Anonim Şirketlerde Kâr Dağıtımı Esasları ve Yedek Akçeler (Bilgi Toplumunda Hukuk, Ünal TEKİNALP’e Armağan, Cilt I; 2003), Anonim Şirketlerin Halka Açılması (Muğla Üniversitesi İktisadi ve İdari Bilimler Fakültesi Tartışma Tebliğleri Serisi II; 2004) ile Prof. Dr. Saim ÜSTÜNDAĞ’a Vefa Andacı (2020), Cilt II, Prof. Dr. Saim Üstündağ’a İthafen İlmi Makaleler (2021), Prof. Dr. Saim Üstündağ’a İthafen İlmi Makaleler II (2021), Sosyal Bilimlerde Güncel Gelişmeler (2021), Ticari İşletme Hukuku Fasikülü (2022), Ticari Mevzuat Notları (2022), Bilimsel Araştırmalar (2022), Hukuki İncelemeler (2023), Prof. Dr. Saim Üstündağ Adına Seçme Yazılar (2024), Hukuka Giriş (2024) başlıklı kitapların bazı bölümlerinin de yazarıdır.
1992 yılından beri Türkiye’de yayımlanan otuza yakın Dergi, Gazete ve Blog’da 2 bin 500’ü aşan Telif Makale ve Telif Yazı ile tamamı İngilizceden olmak üzere Türkçe Derleme ve Türkçe Çevirisi yayımlanmıştır.

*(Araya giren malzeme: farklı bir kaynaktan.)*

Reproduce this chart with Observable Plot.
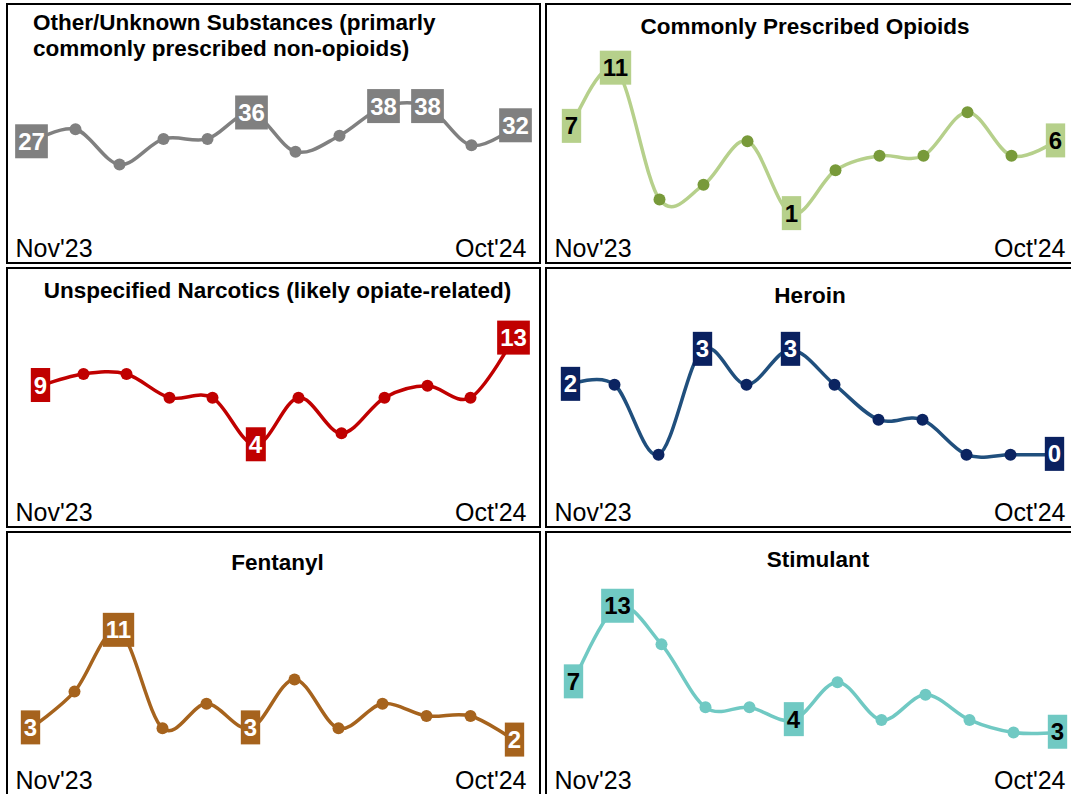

1988 yılında intisap ettiği Sermaye Piyasası Kurulu’nda (SPK) uzman yardımcısı, uzman (yeterlik sınavı üçüncüsü), başuzman, daire başkanı ve başkanlık danışmanı; Özelleştirme İdaresi Başkanlığı GSM 1800 Lisansları Değerleme Komisyonunda üye olarak görev yapmış, ayrıca Vergi Konseyi’nin bazı alt çalışma gruplarında (Menkul Sermaye İratları ve Değer Artış Kazançları; Kayıt Dışı Ekonomi; Özkaynakların Güçlendirilmesi) yer almış olup; halen başuzman unvanıyla SPK’da çalışmaktadır.
Hayatı dosdoğru yaşamak ve çalışkanlık vazgeçilmez ilkeleridir. Ülkesi ‘Türkiye Cumhuriyeti’ her şeyin üstündedir.